What you need to do
Find the line with "Emit a Python" and the line with "from bokeh.resources import INLINE", then repeat both of them and every line in between exactly. Omit the pictures.

## begin Entries

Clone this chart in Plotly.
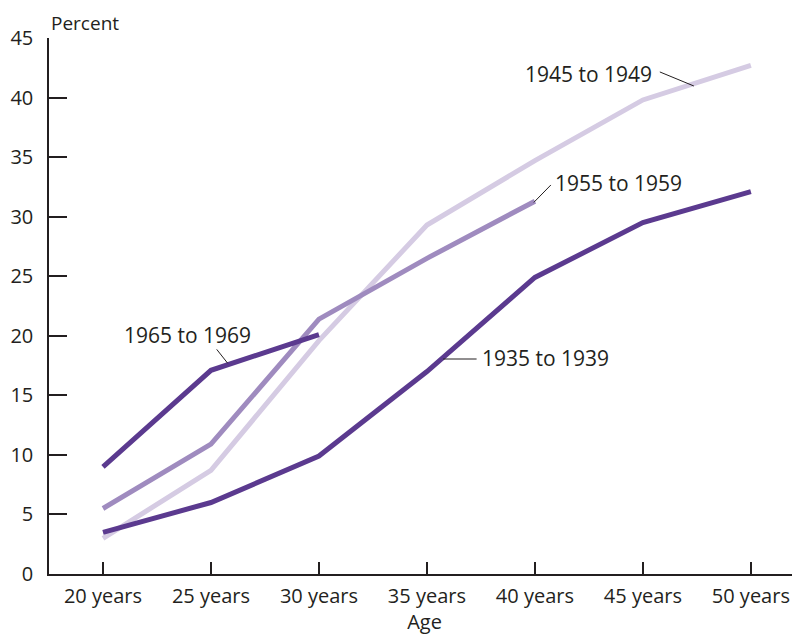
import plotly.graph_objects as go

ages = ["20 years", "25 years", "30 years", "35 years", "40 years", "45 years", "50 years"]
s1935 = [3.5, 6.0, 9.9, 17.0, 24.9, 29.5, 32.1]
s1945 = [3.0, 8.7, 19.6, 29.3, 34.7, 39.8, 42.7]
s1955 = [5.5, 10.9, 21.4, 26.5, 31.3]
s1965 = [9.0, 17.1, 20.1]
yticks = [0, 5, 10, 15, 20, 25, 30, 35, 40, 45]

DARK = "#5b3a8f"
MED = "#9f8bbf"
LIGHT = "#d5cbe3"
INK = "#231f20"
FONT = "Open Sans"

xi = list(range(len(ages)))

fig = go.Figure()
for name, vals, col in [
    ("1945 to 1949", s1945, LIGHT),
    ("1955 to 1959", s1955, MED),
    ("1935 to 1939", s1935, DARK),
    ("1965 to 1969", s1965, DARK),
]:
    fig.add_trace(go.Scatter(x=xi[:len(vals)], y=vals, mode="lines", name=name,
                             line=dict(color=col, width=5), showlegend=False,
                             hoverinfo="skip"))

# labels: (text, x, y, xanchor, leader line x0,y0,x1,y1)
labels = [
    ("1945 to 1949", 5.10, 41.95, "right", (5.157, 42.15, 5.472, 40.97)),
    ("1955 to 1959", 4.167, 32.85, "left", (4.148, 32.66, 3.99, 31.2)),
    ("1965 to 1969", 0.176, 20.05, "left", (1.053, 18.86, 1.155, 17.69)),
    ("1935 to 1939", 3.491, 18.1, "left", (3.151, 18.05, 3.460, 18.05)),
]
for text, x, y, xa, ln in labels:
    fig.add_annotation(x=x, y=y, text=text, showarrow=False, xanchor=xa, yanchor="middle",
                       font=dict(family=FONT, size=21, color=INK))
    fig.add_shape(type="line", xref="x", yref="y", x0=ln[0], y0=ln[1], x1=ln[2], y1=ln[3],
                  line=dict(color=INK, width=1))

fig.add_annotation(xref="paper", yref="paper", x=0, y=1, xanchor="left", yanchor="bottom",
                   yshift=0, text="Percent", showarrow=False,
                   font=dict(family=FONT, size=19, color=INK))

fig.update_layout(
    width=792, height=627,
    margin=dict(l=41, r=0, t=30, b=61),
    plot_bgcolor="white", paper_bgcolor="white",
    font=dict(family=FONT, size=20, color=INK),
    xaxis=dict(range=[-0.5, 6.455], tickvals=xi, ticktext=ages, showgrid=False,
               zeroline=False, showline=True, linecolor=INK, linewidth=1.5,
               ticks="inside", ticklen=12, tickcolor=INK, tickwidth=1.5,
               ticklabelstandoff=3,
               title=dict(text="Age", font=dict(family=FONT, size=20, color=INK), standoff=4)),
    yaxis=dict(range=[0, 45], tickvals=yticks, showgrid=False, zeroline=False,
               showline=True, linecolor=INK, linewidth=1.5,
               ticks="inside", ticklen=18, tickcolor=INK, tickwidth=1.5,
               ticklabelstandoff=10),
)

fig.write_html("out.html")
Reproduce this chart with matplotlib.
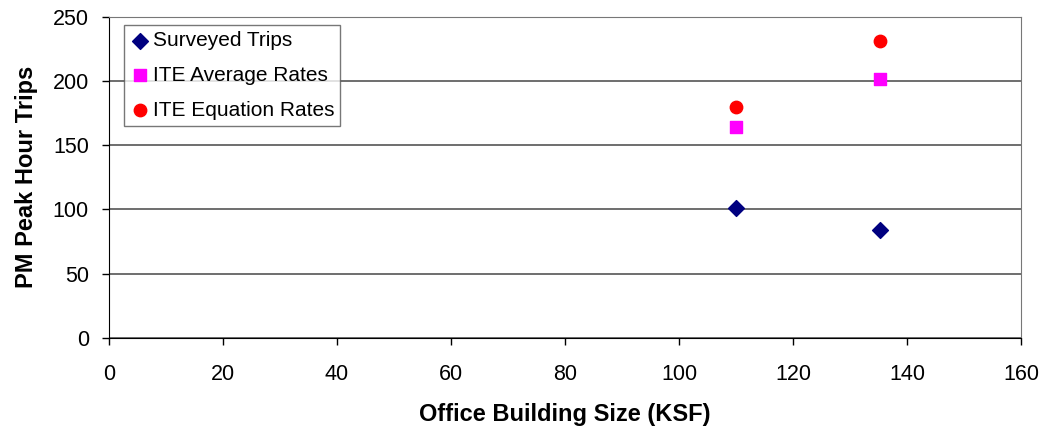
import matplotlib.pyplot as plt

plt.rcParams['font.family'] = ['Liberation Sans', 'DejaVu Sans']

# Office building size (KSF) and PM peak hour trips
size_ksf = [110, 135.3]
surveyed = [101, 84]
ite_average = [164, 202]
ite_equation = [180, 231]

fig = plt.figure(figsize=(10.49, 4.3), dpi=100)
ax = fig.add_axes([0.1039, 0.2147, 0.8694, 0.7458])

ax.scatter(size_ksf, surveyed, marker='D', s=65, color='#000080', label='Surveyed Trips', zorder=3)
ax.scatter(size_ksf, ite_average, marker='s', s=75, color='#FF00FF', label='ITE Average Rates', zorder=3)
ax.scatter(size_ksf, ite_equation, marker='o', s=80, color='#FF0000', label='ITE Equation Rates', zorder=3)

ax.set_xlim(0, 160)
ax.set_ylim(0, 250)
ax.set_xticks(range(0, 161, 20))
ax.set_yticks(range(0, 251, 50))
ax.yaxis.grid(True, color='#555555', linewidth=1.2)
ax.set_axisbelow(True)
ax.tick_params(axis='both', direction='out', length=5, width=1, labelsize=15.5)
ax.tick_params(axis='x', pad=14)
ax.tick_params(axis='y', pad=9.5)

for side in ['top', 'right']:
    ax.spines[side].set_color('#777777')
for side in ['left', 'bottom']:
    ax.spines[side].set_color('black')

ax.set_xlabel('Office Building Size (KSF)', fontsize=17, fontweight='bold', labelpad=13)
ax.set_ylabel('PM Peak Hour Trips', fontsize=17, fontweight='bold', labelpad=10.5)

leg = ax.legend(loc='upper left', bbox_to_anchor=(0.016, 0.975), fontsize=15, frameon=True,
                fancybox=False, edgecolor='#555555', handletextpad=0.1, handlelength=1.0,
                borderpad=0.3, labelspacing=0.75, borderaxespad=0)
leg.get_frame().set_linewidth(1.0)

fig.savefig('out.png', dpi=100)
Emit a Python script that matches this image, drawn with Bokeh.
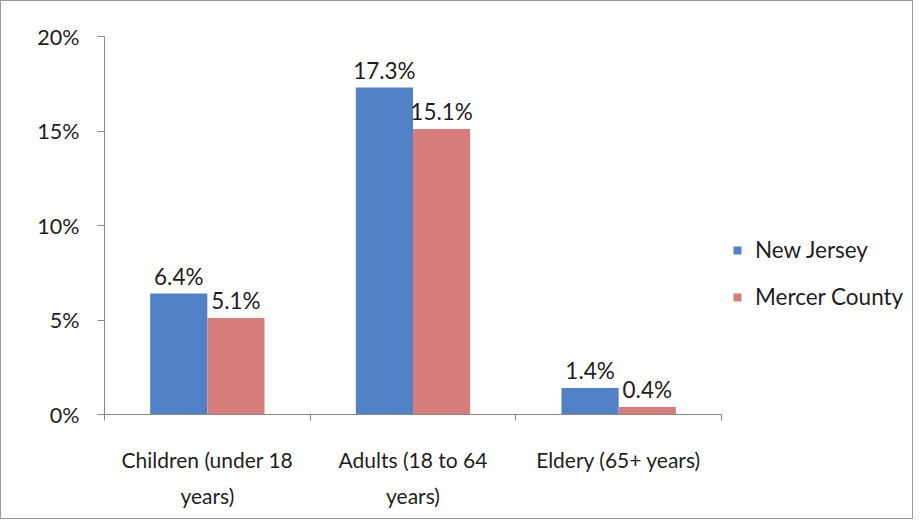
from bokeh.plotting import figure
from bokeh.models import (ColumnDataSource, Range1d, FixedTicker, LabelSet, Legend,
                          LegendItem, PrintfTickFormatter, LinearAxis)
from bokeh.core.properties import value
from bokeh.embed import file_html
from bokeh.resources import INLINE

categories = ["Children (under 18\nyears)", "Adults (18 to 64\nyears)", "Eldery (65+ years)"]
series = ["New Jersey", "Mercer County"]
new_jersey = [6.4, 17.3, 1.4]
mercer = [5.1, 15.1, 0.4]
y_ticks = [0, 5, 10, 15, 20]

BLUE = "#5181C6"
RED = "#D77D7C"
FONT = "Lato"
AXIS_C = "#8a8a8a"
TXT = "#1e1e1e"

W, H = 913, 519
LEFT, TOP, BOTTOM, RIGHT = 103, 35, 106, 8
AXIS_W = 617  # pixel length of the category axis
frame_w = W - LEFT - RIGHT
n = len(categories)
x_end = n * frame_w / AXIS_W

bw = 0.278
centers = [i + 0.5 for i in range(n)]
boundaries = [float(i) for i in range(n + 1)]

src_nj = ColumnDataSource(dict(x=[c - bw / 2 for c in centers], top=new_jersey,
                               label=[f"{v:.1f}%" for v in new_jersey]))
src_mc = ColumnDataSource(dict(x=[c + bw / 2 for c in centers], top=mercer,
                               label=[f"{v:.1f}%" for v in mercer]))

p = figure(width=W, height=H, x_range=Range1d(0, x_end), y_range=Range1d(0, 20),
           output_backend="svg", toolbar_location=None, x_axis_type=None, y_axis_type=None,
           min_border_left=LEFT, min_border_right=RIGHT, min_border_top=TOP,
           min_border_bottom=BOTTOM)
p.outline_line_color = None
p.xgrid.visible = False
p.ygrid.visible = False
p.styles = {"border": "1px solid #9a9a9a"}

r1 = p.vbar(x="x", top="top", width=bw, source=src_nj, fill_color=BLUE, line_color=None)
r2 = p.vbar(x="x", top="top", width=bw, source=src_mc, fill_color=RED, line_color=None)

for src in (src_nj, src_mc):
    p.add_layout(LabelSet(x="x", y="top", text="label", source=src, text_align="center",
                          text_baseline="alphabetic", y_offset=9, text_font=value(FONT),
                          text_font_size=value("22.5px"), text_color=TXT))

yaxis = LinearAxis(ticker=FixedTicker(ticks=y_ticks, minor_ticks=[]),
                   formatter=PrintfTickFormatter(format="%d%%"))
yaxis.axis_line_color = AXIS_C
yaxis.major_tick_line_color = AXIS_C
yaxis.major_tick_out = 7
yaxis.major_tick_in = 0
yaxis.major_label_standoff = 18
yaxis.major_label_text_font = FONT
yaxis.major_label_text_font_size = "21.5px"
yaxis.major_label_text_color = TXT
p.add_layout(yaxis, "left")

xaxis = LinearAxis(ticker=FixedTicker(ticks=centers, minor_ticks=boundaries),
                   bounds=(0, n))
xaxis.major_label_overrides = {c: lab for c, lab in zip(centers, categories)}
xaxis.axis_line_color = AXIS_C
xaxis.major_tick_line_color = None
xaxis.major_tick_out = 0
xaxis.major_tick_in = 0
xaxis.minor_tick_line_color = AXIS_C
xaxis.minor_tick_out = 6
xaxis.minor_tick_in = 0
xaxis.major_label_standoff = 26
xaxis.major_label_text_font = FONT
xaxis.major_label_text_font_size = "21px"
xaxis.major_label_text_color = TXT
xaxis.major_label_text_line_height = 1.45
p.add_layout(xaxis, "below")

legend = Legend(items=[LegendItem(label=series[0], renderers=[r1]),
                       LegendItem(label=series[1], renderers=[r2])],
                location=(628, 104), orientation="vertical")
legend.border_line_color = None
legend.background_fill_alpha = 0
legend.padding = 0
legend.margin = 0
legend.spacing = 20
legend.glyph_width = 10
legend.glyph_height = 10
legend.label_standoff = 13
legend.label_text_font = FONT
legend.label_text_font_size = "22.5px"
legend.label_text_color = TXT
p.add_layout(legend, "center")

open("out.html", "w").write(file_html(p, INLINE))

## end Entries

Written solution
Emit a Python script that matches this image, drawn with Bokeh.
from bokeh.plotting import figure
from bokeh.models import (ColumnDataSource, Range1d, FixedTicker, LabelSet, Legend,
                          LegendItem, PrintfTickFormatter, LinearAxis)
from bokeh.core.properties import value
from bokeh.embed import file_html
from bokeh.resources import INLINE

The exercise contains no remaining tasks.